According to the Mortgage Bankers Association’s (MBA) National Delinquency Survey, foreclosure starts decreased by the largest amount ever since the survey began, is are now at half the peak level seen in 2009.

The percentage of loans in which foreclosure actions were started fell to 0.70 percent during the fourth quarter of 2012; this was the lowest level since the second quarter of 2007.    Fourth quarter foreclosure starts were down 20 basis points from the third quarter, and were down 29 basis points from one year earlier.

This decline in the foreclosure starts rate marked the largest quarter-to-quarter drop ever recorded for the MBA’s survey.  Forty-Four states saw the foreclosure starts rate fall or remain unchanged in the fourth quarter as compared to the previous quarter, and only three had a foreclosure starts rate at or above the reading from the fourth quarter of 2011.
In terms of foreclosures started during the fourth quarter, Florida experienced the highest start rate among the states at 1.34 percent, followed by Nevada at 1.18% percent.  New Jersey has posted some of the highest overall foreclosure rates in the nation, but the foreclosure starts rate for New Jersey declined more than 1.2 percentage points between the third and fourth quarters.  This was attributed to the diminishing effects of previous legislative efforts imposed to delay the foreclosure process.

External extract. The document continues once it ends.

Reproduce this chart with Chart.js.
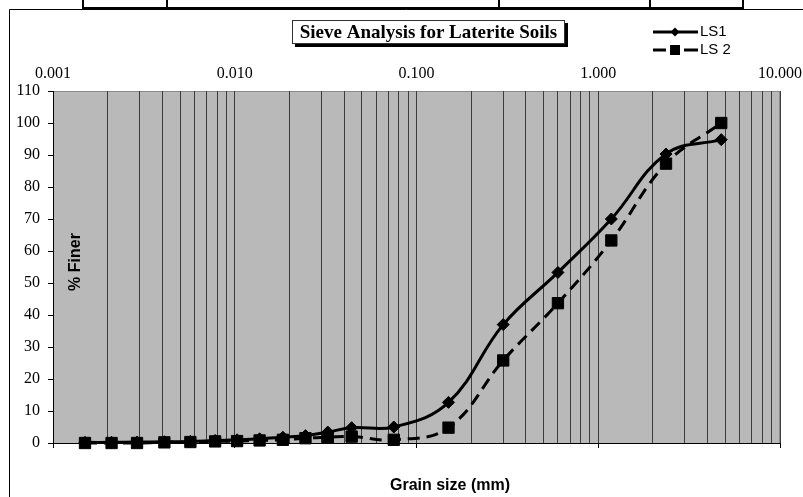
<!DOCTYPE html>
<html>
<head>
<meta charset="utf-8">
<script src="https://cdn.jsdelivr.net/npm/chart.js@4.4.1/dist/chart.umd.min.js"></script>
<style>
  html, body { margin: 0; padding: 0; background: #fff; }
  #wrap { width: 803px; height: 497px; }
</style>
</head>
<body>
<div id="wrap"><canvas id="grafico" width="803" height="497"></canvas></div>
<script>
// datos (tamiz + hidrometro)
const grainSize = [0.0015, 0.0021, 0.0029, 0.0041, 0.0057, 0.0078, 0.0103, 0.0137, 0.0184, 0.0245, 0.0325, 0.044, 0.075, 0.15, 0.3, 0.6, 1.18, 2.36, 4.75];
const ls1Finer = [0.2, 0.2, 0.3, 0.4, 0.5, 0.8, 1.0, 1.3, 1.8, 2.3, 3.4, 4.8, 5.0, 12.7, 37.0, 53.3, 70.0, 90.3, 94.8];
const ls2Finer = [0.0, 0.0, 0.0, 0.2, 0.3, 0.5, 0.6, 0.8, 1.0, 1.5, 1.8, 2.0, 1.0, 4.8, 25.8, 43.7, 63.3, 87.3, 100.0];
const seriesNames = ['LS1', 'LS 2'];
const decadeTicks = [0.001, 0.01, 0.1, 1, 10];
const yMin = 0, yMax = 110, yStep = 10;
const chartTitle = 'Sieve Analysis for Laterite Soils';
const xTitle = 'Grain size (mm)';
const yTitle = '% Finer';

// lineas de division menores 1..9 por decada
function minorTicks() {
  const out = [];
  for (let d = 0; d < decadeTicks.length - 1; d++) {
    for (let k = 1; k <= 9; k++) out.push(+(decadeTicks[d] * k).toPrecision(3));
  }
  out.push(decadeTicks[decadeTicks.length - 1]);
  return out;
}

function isDecade(v) {
  return decadeTicks.some(d => Math.abs(d - v) < d * 1e-6);
}

// fondo, marco y restos de la tabla de arriba
const fondoPlugin = {
  id: 'fondo',
  beforeDraw(chart) {
    const ctx = chart.ctx;
    const a = chart.chartArea;
    ctx.save();
    ctx.fillStyle = '#fff';
    ctx.fillRect(0, 0, chart.width, chart.height);

    ctx.strokeStyle = '#000';
    ctx.lineWidth = 2;
    [83, 167, 499, 650, 743].forEach(x => {
      ctx.beginPath(); ctx.moveTo(x, 0); ctx.lineTo(x, 9); ctx.stroke();
    });
    ctx.beginPath(); ctx.moveTo(82, 8); ctx.lineTo(744, 8); ctx.stroke();

    ctx.lineWidth = 1;
    ctx.beginPath();
    ctx.moveTo(9.5, chart.height);
    ctx.lineTo(9.5, 9.5);
    ctx.lineTo(chart.width, 9.5);
    ctx.stroke();

    ctx.fillStyle = '#b9b9b9';
    ctx.fillRect(a.left, a.top, a.right - a.left, a.bottom - a.top);
    ctx.strokeStyle = '#8a8a8a';
    ctx.strokeRect(a.left + 0.5, a.top + 0.5, a.right - a.left - 1, a.bottom - a.top);
    ctx.restore();
  }
};

// titulo con sombra, leyenda y titulos de ejes
const textosPlugin = {
  id: 'textos',
  afterDraw(chart) {
    const ctx = chart.ctx;
    ctx.save();

    // titulo
    ctx.fillStyle = '#000';
    ctx.fillRect(295, 23, 273, 24);
    ctx.fillStyle = '#fff';
    ctx.fillRect(292, 20, 273, 24);
    ctx.strokeStyle = '#333';
    ctx.lineWidth = 1;
    ctx.strokeRect(292.5, 20.5, 272, 23);
    ctx.fillStyle = '#000';
    ctx.font = 'bold 19px "Liberation Serif"';
    ctx.textAlign = 'center';
    ctx.textBaseline = 'middle';
    ctx.fillText(chartTitle, 428.5, 33);

    // leyenda
    ctx.strokeStyle = '#000';
    ctx.lineWidth = 3;
    ctx.beginPath(); ctx.moveTo(653, 32); ctx.lineTo(698, 32); ctx.stroke();
    ctx.beginPath();
    ctx.moveTo(675, 27.5); ctx.lineTo(679.5, 32); ctx.lineTo(675, 36.5); ctx.lineTo(670.5, 32);
    ctx.closePath(); ctx.fill();
    ctx.beginPath(); ctx.moveTo(653, 50); ctx.lineTo(666, 50); ctx.stroke();
    ctx.beginPath(); ctx.moveTo(684, 50); ctx.lineTo(698, 50); ctx.stroke();
    ctx.fillRect(670, 45, 10, 10);
    ctx.font = '15px "Liberation Sans", Arial';
    ctx.textAlign = 'left';
    ctx.fillText(seriesNames[0], 700, 32);
    ctx.fillText(seriesNames[1], 700, 50);

    // titulos de ejes
    ctx.font = 'bold 16px "Liberation Sans", Arial';
    ctx.textAlign = 'center';
    ctx.fillText(xTitle, 450, 486);
    ctx.translate(76, 262);
    ctx.rotate(-Math.PI / 2);
    ctx.fillText(yTitle, 0, 0);
    ctx.restore();
  }
};

function puntos(serie) {
  return grainSize.map((g, i) => ({ x: g, y: serie[i] }));
}

const ctx = document.getElementById('grafico').getContext('2d');
new Chart(ctx, {
  type: 'line',
  data: {
    datasets: [{
      label: seriesNames[0],
      data: puntos(ls1Finer),
      borderColor: '#000',
      backgroundColor: '#000',
      borderWidth: 3,
      tension: 0.4,
      pointStyle: 'rectRot',
      pointRadius: 6,
      pointBorderWidth: 1,
      clip: false
    }, {
      label: seriesNames[1],
      data: puntos(ls2Finer),
      borderColor: '#000',
      backgroundColor: '#000',
      borderWidth: 3,
      borderDash: [12, 7],
      tension: 0.4,
      pointStyle: 'rect',
      pointRadius: 8,
      pointBorderWidth: 1,
      clip: false
    }]
  },
  options: {
    responsive: false,
    animation: false,
    devicePixelRatio: 1,
    layout: { padding: { left: 9, right: 23, top: 0, bottom: 0 } },
    plugins: {
      legend: { display: false },
      title: { display: false },
      tooltip: { enabled: false }
    },
    scales: {
      x: {
        type: 'logarithmic',
        position: 'bottom',
        min: 0.001,
        max: 10,
        afterBuildTicks: s => { s.ticks = minorTicks().map(v => ({ value: v })); },
        afterFit: s => { s.height = 54; s.paddingLeft = 0; s.paddingRight = 0; },
        ticks: { display: false, autoSkip: false },
        grid: {
          color: '#3c3c3c',
          lineWidth: 1,
          drawTicks: true,
          tickLength: 5,
          tickColor: c => (c.tick && isDecade(c.tick.value)) ? '#000' : 'rgba(0,0,0,0)'
        },
        border: { display: true, color: '#000', width: 1 }
      },
      x2: {
        type: 'logarithmic',
        position: 'top',
        min: 0.001,
        max: 10,
        afterBuildTicks: s => { s.ticks = decadeTicks.map(v => ({ value: v })); },
        afterFit: s => { s.height = 91; s.paddingLeft = 0; s.paddingRight = 0; },
        ticks: {
          autoSkip: false,
          maxRotation: 0,
          padding: 8,
          color: '#000',
          font: { family: '"Liberation Serif"', size: 16 },
          callback: v => Number(v).toFixed(3)
        },
        grid: { display: false, drawTicks: false },
        border: { display: false }
      },
      y: {
        min: yMin,
        max: yMax,
        afterFit: s => { s.width = 44; },
        ticks: {
          stepSize: yStep,
          padding: 8,
          color: '#000',
          font: { family: '"Liberation Serif"', size: 16 }
        },
        grid: { drawOnChartArea: false, drawTicks: true, tickLength: 5, tickColor: '#000' },
        border: { display: true, color: '#000', width: 1 }
      }
    }
  },
  plugins: [fondoPlugin, textosPlugin]
});
</script>
</body>
</html>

Additionally, mortgage delinquency rates also fell during the fourth quarter of last year.  Delinquency rates dropped 7.09 percent falling to the lowest level in more than four years.  All three delinquency segments (30, 60, 90+ days) registered lower delinquency rates than the third quarter, these on a seasonally adjusted basis.  Of the three delinquency segments, mortgage loans just 30 days overdue saw the greatest decline with a 21 basis point fall to 3.04 percent.   As of the end of the fourth quarter of 2012 the total foreclosure inventory rate is 3.74 percent; the lowest reading since the end of 2008.